Kejadian yang dipergoki tukang tempe, dibantah saat saya tanyakan. Dan perihal kakinya yang berdarah, dijawab terkena pisau yang jatuh.
Itu baru sekelumit cerita, dari sekian banyak kisah belum terungkap. Dan 4 tahun sebelum usia pernikahan emas, ayah menghembuskan nafas terakhir.
“bu, aku njaluk ngapuro yo, akeh salah ambek kowe” ibu menirukan kalimat ayah, beberapa waktu sebelum kepergian.
Rentang waktu 46 tahun, bukanlah waktu yang sebentar. Dua pertiga hidupnya, ayah dan ibu melewati berdua. Kesetiaannya, kebersamaannya, kekompakannya, telah teruji oleh kehidupan. Niscaya ikatan batinnya kuat, satu sama lain memiliki keterkaitan.
Dan sangat wajar, ibu merasakan kehilangan yang sangat. Ketika lelaki yang dicintai, telah pergi meninggalkannya. Ketika belahan hati, tempat berbagi suka duka telah mendahuluinya.
“semoga surga, menjadi tempat persuaan ayah dan ibunda di alam baqa,aamiin ya Rabb ” doa saya lirih
Bahwa Menikah Bukan Sekadar Menua Bersama
Pernikahan. Semakin memahami, bahwa berumah tangga bukalah perkara mudah. Tak hanya sebatas komitmen, tapi pikulan beban tanggung jawab dan amanah yang musti ditunaikan. Tak Sekadar mental, tapi ilmupun harus disiapkan. Bukan tentang menua bersama, tapi tentang ke surga bersama @fir***l**der
Tulisan ini, terinspirasi dari postingan di medsos. Saya terkesan di kalimat terakhir, yang kemudian saya jadikan judul artikel ini. Sekaligus soal menua bersama, mengingatkan saya pada kisah saudara jauh.
Adalah suami yang berlaku kasar, tetapi si istri bertahan demi anak. Istri nelangsa bagaikan sansak hidup, tak punya pilihan. Rumah ditempati, kendaraan dipakai dibeli dan atas nama suami. Dirinya yang ibu rumah tangga, berpenghasilan minim dari membuka warung di rumah.
Kini keduanya di masa lansia, anak-anak tumbuh dewasa memberikan cucu.
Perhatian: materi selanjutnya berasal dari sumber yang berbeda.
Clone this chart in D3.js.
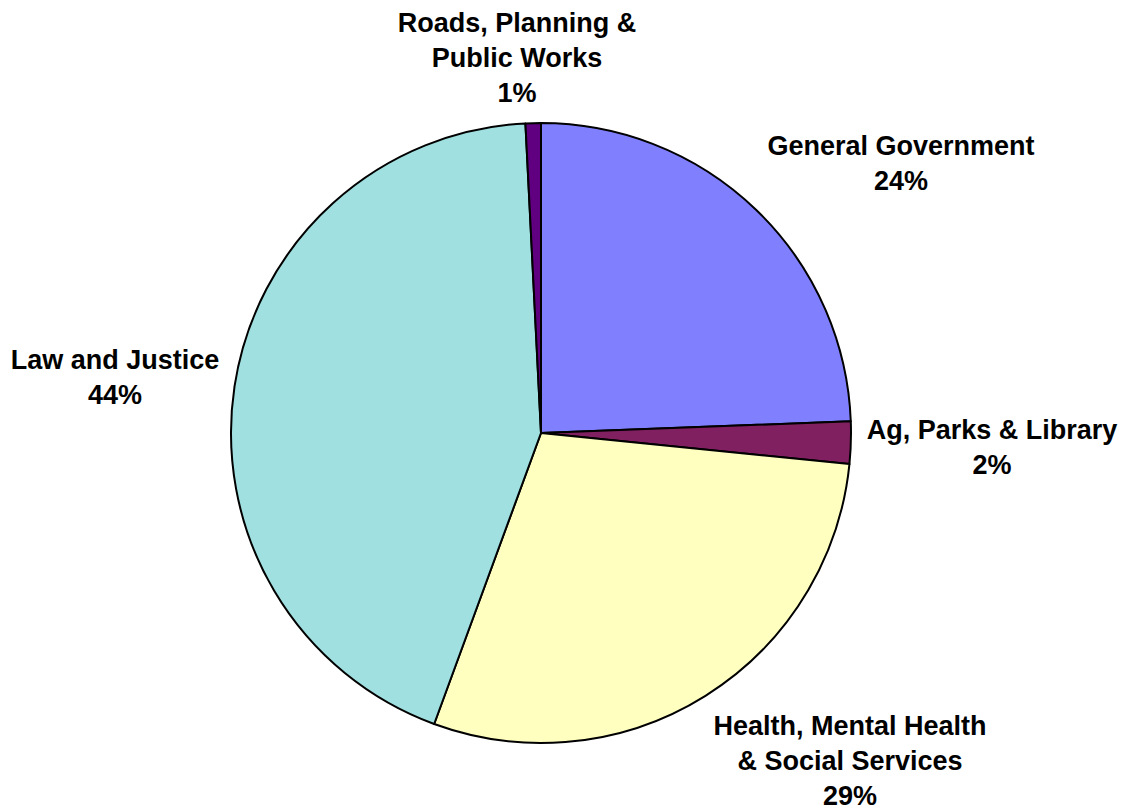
<!DOCTYPE html>
<html>
<head>
<meta charset="utf-8">
<script src="https://cdn.jsdelivr.net/npm/d3@7"></script>
<style>
  html, body { margin: 0; padding: 0; background: #fff; }
  svg { display: block; }
  .lbl { font-family: "Liberation Sans", Arial, sans-serif; font-weight: bold; font-size: 27px; fill: #000; }
</style>
</head>
<body>
<svg id="chart" width="1128" height="811"></svg>
<script>
// Budget share by functional area (percent of total)
const categories = [
  "General Government",
  "Ag, Parks & Library",
  "Health, Mental Health & Social Services",
  "Law and Justice",
  "Roads, Planning & Public Works"
];
const values = [24.4, 2.2, 29.0, 43.6, 0.8];
const colors = ["#8080FF", "#802060", "#FFFFC0", "#A0E0E0", "#600080"];

// Label text broken into lines, with anchor positions for each label block
const labelLines = [
  ["General Government"],
  ["Ag, Parks & Library"],
  ["Health, Mental Health", "& Social Services"],
  ["Law and Justice"],
  ["Roads, Planning &", "Public Works"]
];
const labelPos = [
  [901, 155], [992, 439], [850, 735], [115, 369], [517, 32]
];

const width = 1128, height = 811;
const cx = 541, cy = 433, radius = 310;
const lineH = 35;

const svg = d3.select("#chart");
const total = d3.sum(values);
const data = categories.map((c, i) => ({ name: c, value: values[i], color: colors[i], lines: labelLines[i], pos: labelPos[i] }));

const pie = d3.pie().value(d => d.value).sort(null);
const arc = d3.arc().innerRadius(0).outerRadius(radius);

const g = svg.append("g").attr("transform", `translate(${cx},${cy})`);
g.selectAll("path")
  .data(pie(data))
  .join("path")
  .attr("d", arc)
  .attr("fill", d => d.data.color)
  .attr("stroke", "#000")
  .attr("stroke-width", 2)
  .attr("stroke-linejoin", "round");

const fmt = v => Math.round(v / total * 100) + "%";

const labels = svg.append("g");
data.forEach(d => {
  const t = labels.append("text")
    .attr("class", "lbl")
    .attr("text-anchor", "middle")
    .attr("x", d.pos[0])
    .attr("y", d.pos[1]);
  const lines = d.lines.concat([fmt(d.value)]);
  lines.forEach((line, i) => {
    t.append("tspan")
      .attr("x", d.pos[0])
      .attr("dy", i === 0 ? 0 : lineH)
      .text(line);
  });
});
</script>
</body>
</html>
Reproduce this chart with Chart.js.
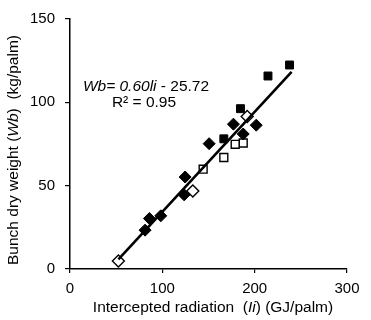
<!DOCTYPE html>
<html>
<head>
<meta charset="utf-8">
<script src="https://cdn.jsdelivr.net/npm/chart.js@4.4.1/dist/chart.umd.min.js"></script>
<style>
  html, body { margin: 0; padding: 0; background: #fff; }
  canvas { display: block; }
</style>
</head>
<body>
<canvas id="chart-bunch" width="371" height="320"></canvas>
<script>
//--------------------- data ---------------------
var filled_square_x = [237.8, 214.4, 184.6, 166.6];
var filled_square_y = [122.4, 115.8, 96.2, 78.1];

var filled_diamond_x = [201.7, 187.6, 177.0, 150.7, 124.7, 123.6, 98.3, 86.0, 81.3];
var filled_diamond_y = [86.3, 81.0, 86.9, 75.2, 55.2, 44.5, 31.9, 30.3, 23.3];

var open_square_x = [187.6, 178.9, 166.6, 144.2];
var open_square_y = [75.6, 74.8, 66.9, 59.9];

var open_diamond_x = [191.9, 133.0, 52.4];
var open_diamond_y = [91.5, 46.8, 4.8];

// regression Wb = 0.60 Ii - 25.72
var slope = 0.60;
var intercept = -25.72;
var fit_range = [52.4, 240];

var x_ticks = [0, 100, 200, 300];
var y_ticks = [0, 50, 100, 150];

//---------------------------------------------------------------------
function toPoints(xs, ys) {
    var arr = [];
    for (var i = 0; i < xs.length; i++) {
        arr.push({ x: xs[i], y: ys[i] });
    }
    return arr;
}

var fit_points = fit_range.map(function (v) {
    return { x: v, y: slope * v + intercept };
});

var FONT = "'Liberation Sans', Arial, sans-serif";

// draw a line of text made of pieces, some italic
function drawRich(ctx, parts, cx, cy, size) {
    var total = 0;
    parts.forEach(function (p) {
        ctx.font = (p.italic ? 'italic ' : '') + size + 'px ' + FONT;
        p.w = ctx.measureText(p.text).width;
        total += p.w;
    });
    var x = cx - total / 2;
    ctx.textBaseline = 'middle';
    ctx.textAlign = 'left';
    parts.forEach(function (p) {
        ctx.font = (p.italic ? 'italic ' : '') + size + 'px ' + FONT;
        ctx.fillText(p.text, x, cy);
        x += p.w;
    });
}

var richText = {
    id: 'richText',
    afterDraw: function (chart) {
        var ctx = chart.ctx;
        ctx.save();
        ctx.fillStyle = '#000';

        // equation
        drawRich(ctx, [
            { text: 'Wb', italic: true },
            { text: '= 0.60', italic: true },
            { text: 'li', italic: true },
            { text: ' - 25.72', italic: false }
        ], 146, 87, 15.5);
        drawRich(ctx, [{ text: 'R\u00b2 = 0.95', italic: false }], 144, 103, 15.5);

        // x title
        drawRich(ctx, [
            { text: 'Intercepted radiation  (', italic: false },
            { text: 'Ii', italic: true },
            { text: ') (GJ/palm)', italic: false }
        ], 213, 308, 15.5);

        // y title
        ctx.translate(14, 150);
        ctx.rotate(-Math.PI / 2);
        drawRich(ctx, [
            { text: 'Bunch dry weight (', italic: false },
            { text: 'Wb', italic: true },
            { text: ')  (kg/palm)', italic: false }
        ], 0, 0, 15.5);
        ctx.restore();
    }
};

var ctx_bunch = document.getElementById('chart-bunch').getContext('2d');
var chart_bunch = new Chart(ctx_bunch, {
    type: 'scatter',
    data: {
        datasets: [
            {
                type: 'line',
                label: 'fit',
                data: fit_points,
                borderColor: '#000',
                borderWidth: 2.6,
                pointRadius: 0,
                fill: false
            },
            {
                label: 'filled square',
                data: toPoints(filled_square_x, filled_square_y),
                pointStyle: 'rect',
                pointRadius: 5.6,
                backgroundColor: '#000',
                borderColor: '#000',
                borderWidth: 1
            },
            {
                label: 'filled diamond',
                data: toPoints(filled_diamond_x, filled_diamond_y),
                pointStyle: 'rectRot',
                pointRadius: 6,
                backgroundColor: '#000',
                borderColor: '#000',
                borderWidth: 1
            },
            {
                label: 'open square',
                data: toPoints(open_square_x, open_square_y),
                pointStyle: 'rect',
                pointRadius: 5.6,
                backgroundColor: '#fff',
                borderColor: '#000',
                borderWidth: 1.4
            },
            {
                label: 'open diamond',
                data: toPoints(open_diamond_x, open_diamond_y),
                pointStyle: 'rectRot',
                pointRadius: 6,
                backgroundColor: '#fff',
                borderColor: '#000',
                borderWidth: 1.4
            }
        ]
    },
    options: {
        responsive: false,
        animation: false,
        devicePixelRatio: 1,
        layout: {
            padding: { left: 0, right: 24, top: 12, bottom: 0 }
        },
        plugins: {
            legend: { display: false },
            tooltip: { enabled: false }
        },
        scales: {
            x: {
                type: 'linear',
                min: 0,
                max: 300,
                afterBuildTicks: function (scale) {
                    scale.ticks = x_ticks.map(function (v) { return { value: v }; });
                },
                afterFit: function (scale) { scale.height = 51; },
                grid: {
                    drawOnChartArea: false,
                    drawTicks: true,
                    tickLength: 4,
                    color: '#000',
                    lineWidth: 1.2
                },
                border: { color: '#000', width: 1.5 },
                ticks: {
                    color: '#000',
                    padding: 7,
                    font: { family: FONT, size: 15 }
                }
            },
            y: {
                type: 'linear',
                min: 0,
                max: 150,
                afterBuildTicks: function (scale) {
                    scale.ticks = y_ticks.map(function (v) { return { value: v }; });
                },
                afterFit: function (scale) { scale.width = 70; },
                grid: {
                    drawOnChartArea: false,
                    drawTicks: true,
                    tickLength: 5,
                    color: '#000',
                    lineWidth: 1.2
                },
                border: { color: '#000', width: 1.5 },
                ticks: {
                    color: '#000',
                    padding: 10,
                    font: { family: FONT, size: 15 }
                }
            }
        }
    },
    plugins: [richText]
});
</script>
</body>
</html>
Sesekali saya bertemu pasangan ini, dengan pola komunikasi (masih) tidak baik. Suami dengan kalimat kasarnya, dan istri lebih banyak diam tak membalas. Tak ada romantis-romantisnya, bahasa tubuhnya tak mengandung love language.
Vibes hubungan ibu dan almarhum ayah saya, rasanya tak terjadi pada pasangan ini. Pada keduanya, saya menyeumpakan postingan medsos tersebut. Pernikahannya, sekadar menua bersama. Anak-anak yang sangat paham keadaan, selalu membela ibu.
—–
Kompasianer’s, saya mengamini bahwa pernikahan (sejatinya) bisa menjadi medan juang. Untuk pelakunya menggapai kemuliaan, untuk pasangan jannah (surga). Asalkan suami istri, menunaikan tugas dan tanggung jawab, mengemban kewajiban masing-masing.
Suami istri ibarat pakaian, keduanya manusia biasa dengan banyak dosa dan kekurangan. Masing-masing musti mengisi dan saling melengkapi, karena demikian semesta mengembankan amanat.
Sehingga perjalanan dinamis sebuah pernikahan, memberi hikmah bagi suami istri. Dan bahwa menikah bukan tentang menua bersama, tapi tentang ke surga bersama.
Salam sehat selalu kompasianer’s, semoga bermanfaat.